The half cup of water just thins things out enough that the sauce doesn’t become gluey. Some people use beef broth instead, which gives it a slightly deeper flavor. I’ve done both. I default to water because it’s easier and I’m trying not to make more decisions by that point in the evening.
Ingredients
– 2 pounds beef stew meat (chuck works great, don’t stress about the exact cut)
– 2 cans (10.5 oz each) condensed cream of mushroom soup — not the reduced-fat kind, just the regular
– 1 packet (1 oz) dry onion soup mix, Lipton if you can find it
– ½ cup water (or beef broth if you want to be fancy about it)
How to Make It
Preheat your oven to 300°F. This is a low-and-slow situation. Don’t crank it up and try to cut the time in half — I’ve tried that, about two hours at 350°F or something, and the outside pieces get tough before the inside ones are done. Stick with 300.

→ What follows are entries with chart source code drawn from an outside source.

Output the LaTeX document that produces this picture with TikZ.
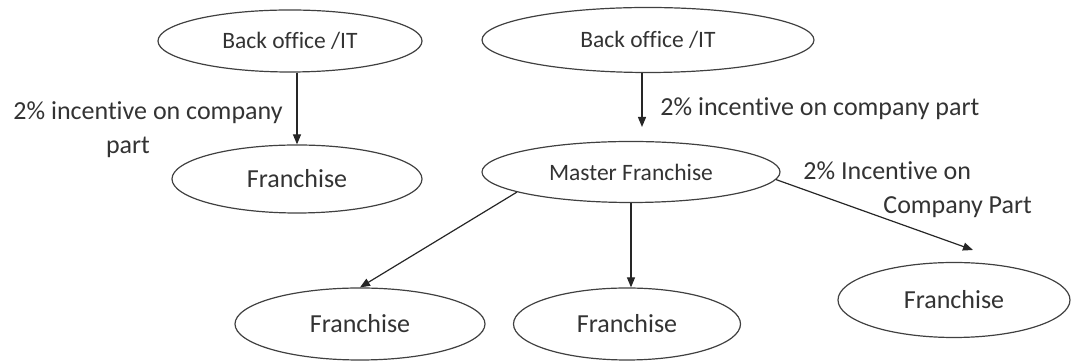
\documentclass[tikz,border=0pt]{standalone}
\usepackage{fontspec}
\setmainfont[Ligatures=NoCommon]{Carlito}
\usetikzlibrary{shapes.geometric,arrows.meta}

\begin{document}
\begin{tikzpicture}[x=0.5pt,y=-0.5pt,
    oval/.style={ellipse,draw=black!75,line width=0.6pt,inner sep=0pt,text=black!80},
    small/.style={font=\fontsize{11.75}{14}\selectfont},
    big/.style={font=\fontsize{13}{17}\selectfont,text=black!80},
    arr/.style={draw=black!85,line width=0.6pt,-{Triangle[length=5pt,width=4pt]}}]
    \useasboundingbox (0,0) rectangle (1072,362);
    \node[oval,small,minimum width=132pt,minimum height=31pt] (bo1) at (290,41) {Back office /IT};
    \node[oval,big,minimum width=125pt,minimum height=34pt] (fr1) at (297,179) {Franchise};
    \node[oval,small,minimum width=166pt,minimum height=32.5pt] (bo2) at (648,40) {Back office /IT};
    \node[oval,small,minimum width=149pt,minimum height=30.5pt] (mf) at (631,172) {Master Franchise};
    \node[oval,big,minimum width=125pt,minimum height=36pt] (fr2) at (360,324) {Franchise};
    \node[oval,big,minimum width=113.5pt,minimum height=36pt] (fr3) at (627,324) {Franchise};
    \node[oval,big,minimum width=116pt,minimum height=37.5pt] (fr4) at (954,300) {Franchise};
    \coordinate (t2) at (642,127);
    \coordinate (t4) at (973,250);
    \draw[arr] (fr1.north |- bo1.south) -- (fr1.north);
    \draw[arr] (t2 |- bo2.south) -- (t2);
    \draw[arr] (mf.190) -- (fr2.north);
    \draw[arr] (mf.south) -- (mf.south |- fr3.north);
    \draw[arr] (mf.-3) -- (t4);
    \node[big,align=center,inner sep=0pt] (lab1) at (148,130) {2\% incentive on company\\part\hspace*{20pt}};
    \node[big,anchor=west,inner sep=0pt] (lab2) at (660,109) {2\% incentive on company part};
    \node[big,anchor=west,align=left,inner sep=0pt] (lab3) at (803,190) {2\% Incentive on\\\hspace*{40pt}Company Part};
\end{tikzpicture}
\end{document}
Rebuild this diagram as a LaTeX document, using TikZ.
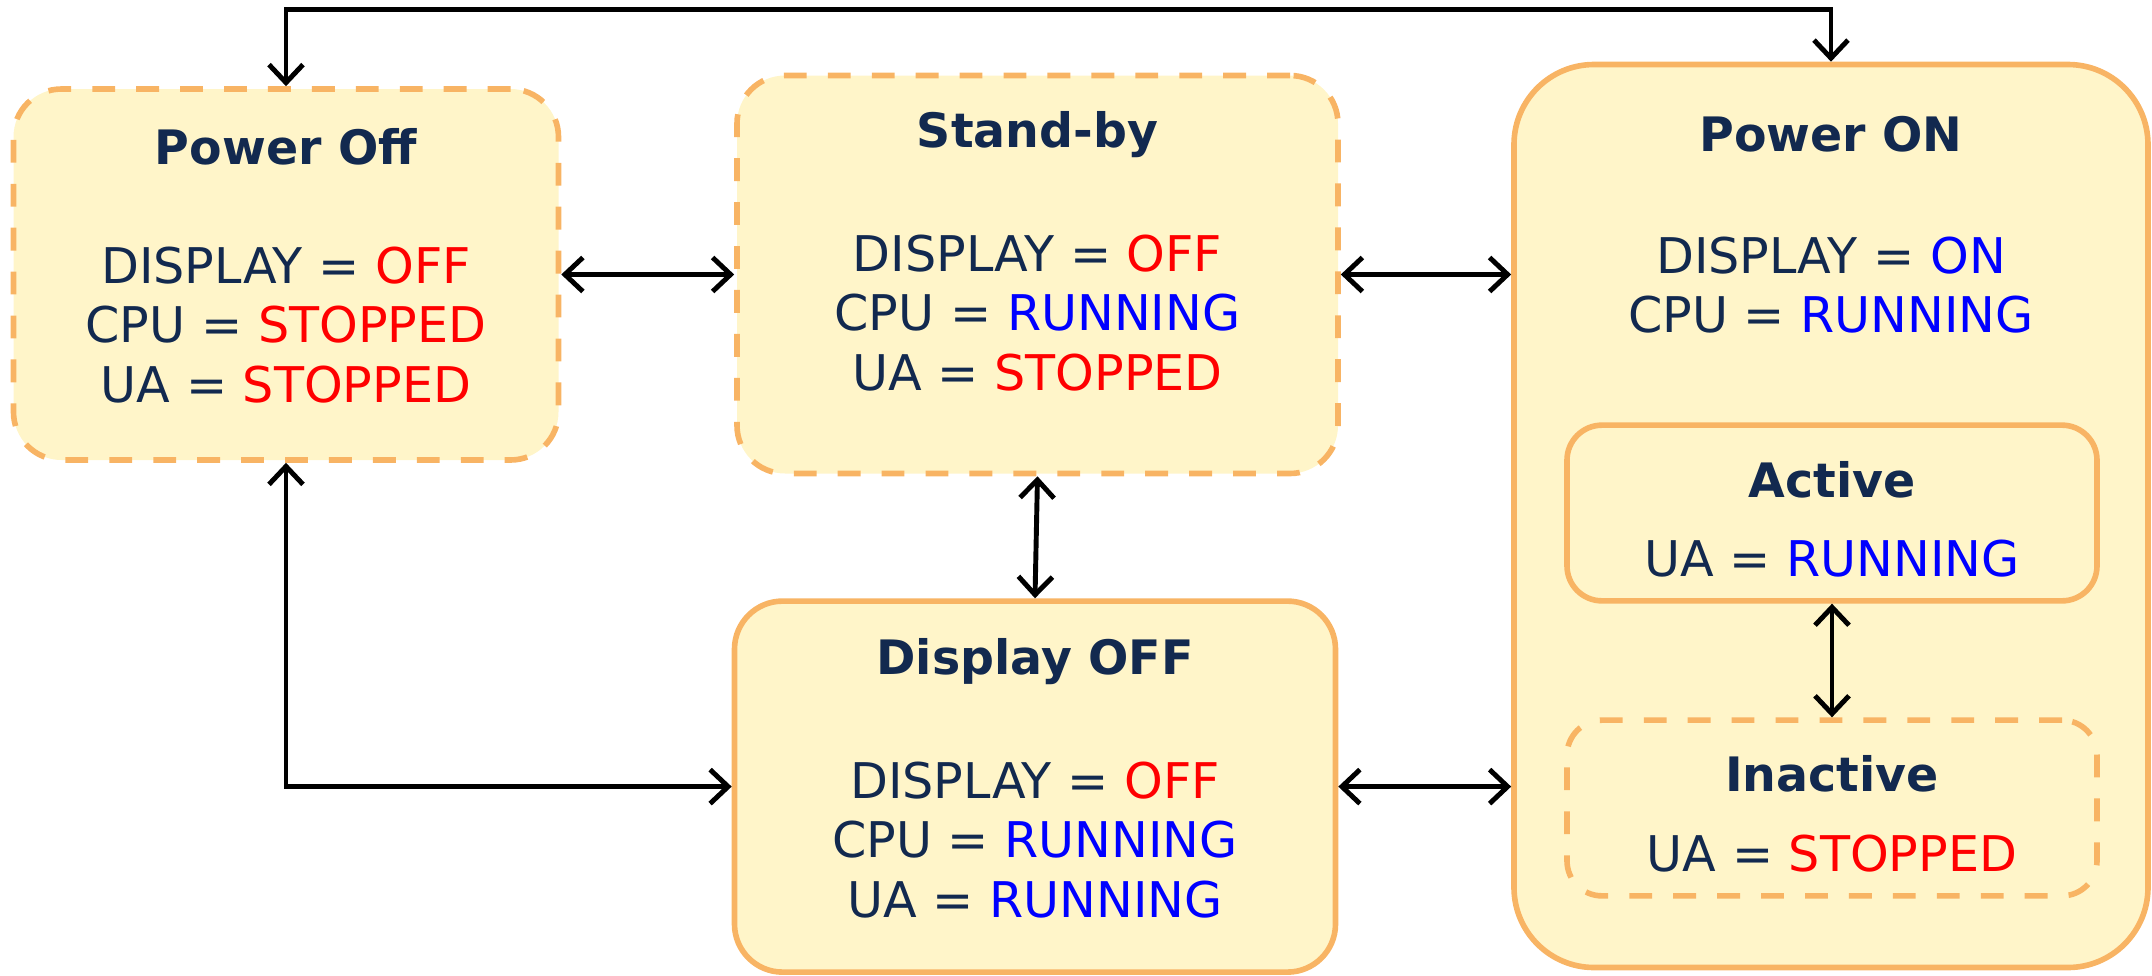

Lightly grease your 9×13 glass baking dish. I use a little cooking spray. Glass holds heat differently than metal, which I think is part of why this works so well — it heats evenly and gently. If you only have a metal pan, it’ll still work, just keep an eye on it.
Spread the raw beef out in a single layer. Or as close to single as you can get — don’t stack the pieces on top of each other if you can help it. Break up any that are frozen together. Give them some space.
In a bowl, whisk together your two cans of soup, the onion soup packet, and the half cup of water. It’ll look kind of lumpy and gray and weird. That’s fine. Whisk until it’s mostly combined — you don’t need to get every tiny clump out, just make sure the soup mix is evenly distributed. Pour this over your beef. Use a spoon to nudge it into the corners and make sure all the meat is coated. It should look like a mess. It’s going to be fine.
Cover the dish tightly with aluminum foil. Tightly. You’re trapping steam in there, and that steam is part of what makes the beef tender. If your foil is loose, you lose moisture, and the sauce can dry out or get weirdly thick in spots.
Put it in the oven for 2½ to 3 hours. I usually check at 2½ and poke a piece of beef with a fork. If it slides right through without any resistance, you’re done. If there’s still a little tug, give it another 20 minutes or so. Don’t uncover it repeatedly to check — every time you lift the foil you’re releasing steam and slowing the process down.
When it’s done, take the foil off carefully. There’s a cloud of hot steam that will billow out immediately and it will startle you even though it happens every single time. Give everything a gentle stir to recoat the meat and even out the gravy. Taste it before you add any salt — the onion soup mix is already quite salty, and you probably won’t need anything. Maybe a little black pepper. Sometimes that’s it.
Let it sit for about five minutes before serving.
Variations
One easy upgrade: add sliced fresh mushrooms right on top of the beef before pouring the sauce over. About a cup and a half, maybe two cups. The mushrooms get all silky and earthy and sort of melt into the gravy. I’ve started doing it that way about half the time.
If you want to make this into more of a one-pot thing, you can layer chopped carrots and baby Potatoes around the meat before you pour on the sauce. Just make sure everything’s roughly the same size so it all cooks through at the same time. It makes the dish more filling and means you don’t have to cook a separate starch — though you do lose a little of the pure beefiness of the original, if that matters to you.
Slow Cooker works too. Layer the beef in the bottom, pour the sauce over the top, and cook on LOW for 7 to 8 hours. I’ve done this on days when I know I’ll be out most of the afternoon and I want dinner waiting for me. The texture is slightly different — a little softer, more fall-apart — which some people prefer. I slightly prefer the oven version, but I couldn’t tell you exactly why.
A spoonful of sour cream stirred in at the very end, right before serving, makes the gravy a little richer and tangier. Just fold it in gently.
Leftovers
This reheats beautifully. Keeps in the fridge in a covered container for probably four days, though I’ve never actually gotten that far without eating it. The sauce will thicken considerably overnight — just add a splash of water or broth when you reheat it and it loosens right back up. I reheat it on the stovetop in a small saucepan over low heat, stirring occasionally. The microwave works too, just do it in short bursts and stir in between.
I’ve also frozen it. It freezes well, actually. Portion it into whatever containers make sense, freeze, and thaw in the fridge overnight before reheating.
Serve it over mashed potatoes if you have the energy to make them, or egg noodles if you don’t, or rice if that’s what’s in the pantry. All three are right. Some roasted broccoli on the side is nice — something green and slightly bitter to cut through all that richness. A piece of crusty bread for the last of the gravy. A glass of something red if the week has earned it.
That’s the whole meal. That’s the whole point, really — some nights you just need dinner to happen without requiring much of you. This is that dinner.